** Information shown **
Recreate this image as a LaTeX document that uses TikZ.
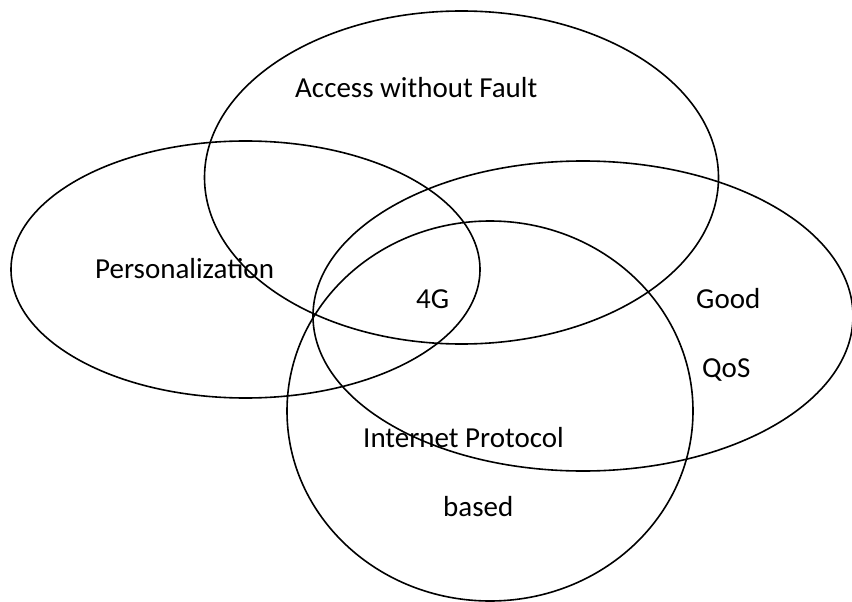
\documentclass[tikz,border=0pt]{standalone}
\usepackage{fontspec}
\setmainfont{Carlito}
\begin{document}
\begin{tikzpicture}[x=1pt,y=-1pt,
  ring/.style={draw=black,line width=1.6pt},
  lbl/.style={inner sep=0pt,font=\fontsize{29pt}{35pt}\selectfont}]
\useasboundingbox (0,0) rectangle (852,602);
\fill[white] (0,0) rectangle (852,602);
% ellipses
\draw[ring] (461.5,177.5) ellipse [x radius=257pt, y radius=166.5pt];
\draw[ring] (245.5,269.5) ellipse [x radius=234.5pt, y radius=128.5pt];
\draw[ring] (583,316) ellipse [x radius=270pt, y radius=155pt];
\draw[ring] (490,411) ellipse [x radius=203pt, y radius=190pt];
% labels
\node[lbl,anchor=base west] (access) at (295,97) {Access without Fault};
\node[lbl,anchor=base west] (pers) at (95,278) {Personalization};
\node[lbl,anchor=base west] (fourg) at (416,308) {4G};
\node[lbl,anchor=base west] (good) at (696,308) {Good};
\node[lbl,anchor=base west] (qos) at (702,377) {QoS};
\node[lbl,anchor=base east] (ip) at (564,447) {Internet Protocol};
\node[lbl,anchor=base west] (based) at (443,516) {based};
\end{tikzpicture}
\end{document}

** Exercise directions **
Go through the listing above and quote it exactly, apart from its images.

** Finished task **
Recreate this image as a LaTeX document that uses TikZ.
\documentclass[tikz,border=0pt]{standalone}
\usepackage{fontspec}
\setmainfont{Carlito}
\begin{document}
\begin{tikzpicture}[x=1pt,y=-1pt,
  ring/.style={draw=black,line width=1.6pt},
  lbl/.style={inner sep=0pt,font=\fontsize{29pt}{35pt}\selectfont}]
\useasboundingbox (0,0) rectangle (852,602);
\fill[white] (0,0) rectangle (852,602);
% ellipses
\draw[ring] (461.5,177.5) ellipse [x radius=257pt, y radius=166.5pt];
\draw[ring] (245.5,269.5) ellipse [x radius=234.5pt, y radius=128.5pt];
\draw[ring] (583,316) ellipse [x radius=270pt, y radius=155pt];
\draw[ring] (490,411) ellipse [x radius=203pt, y radius=190pt];
% labels
\node[lbl,anchor=base west] (access) at (295,97) {Access without Fault};
\node[lbl,anchor=base west] (pers) at (95,278) {Personalization};
\node[lbl,anchor=base west] (fourg) at (416,308) {4G};
\node[lbl,anchor=base west] (good) at (696,308) {Good};
\node[lbl,anchor=base west] (qos) at (702,377) {QoS};
\node[lbl,anchor=base east] (ip) at (564,447) {Internet Protocol};
\node[lbl,anchor=base west] (based) at (443,516) {based};
\end{tikzpicture}
\end{document}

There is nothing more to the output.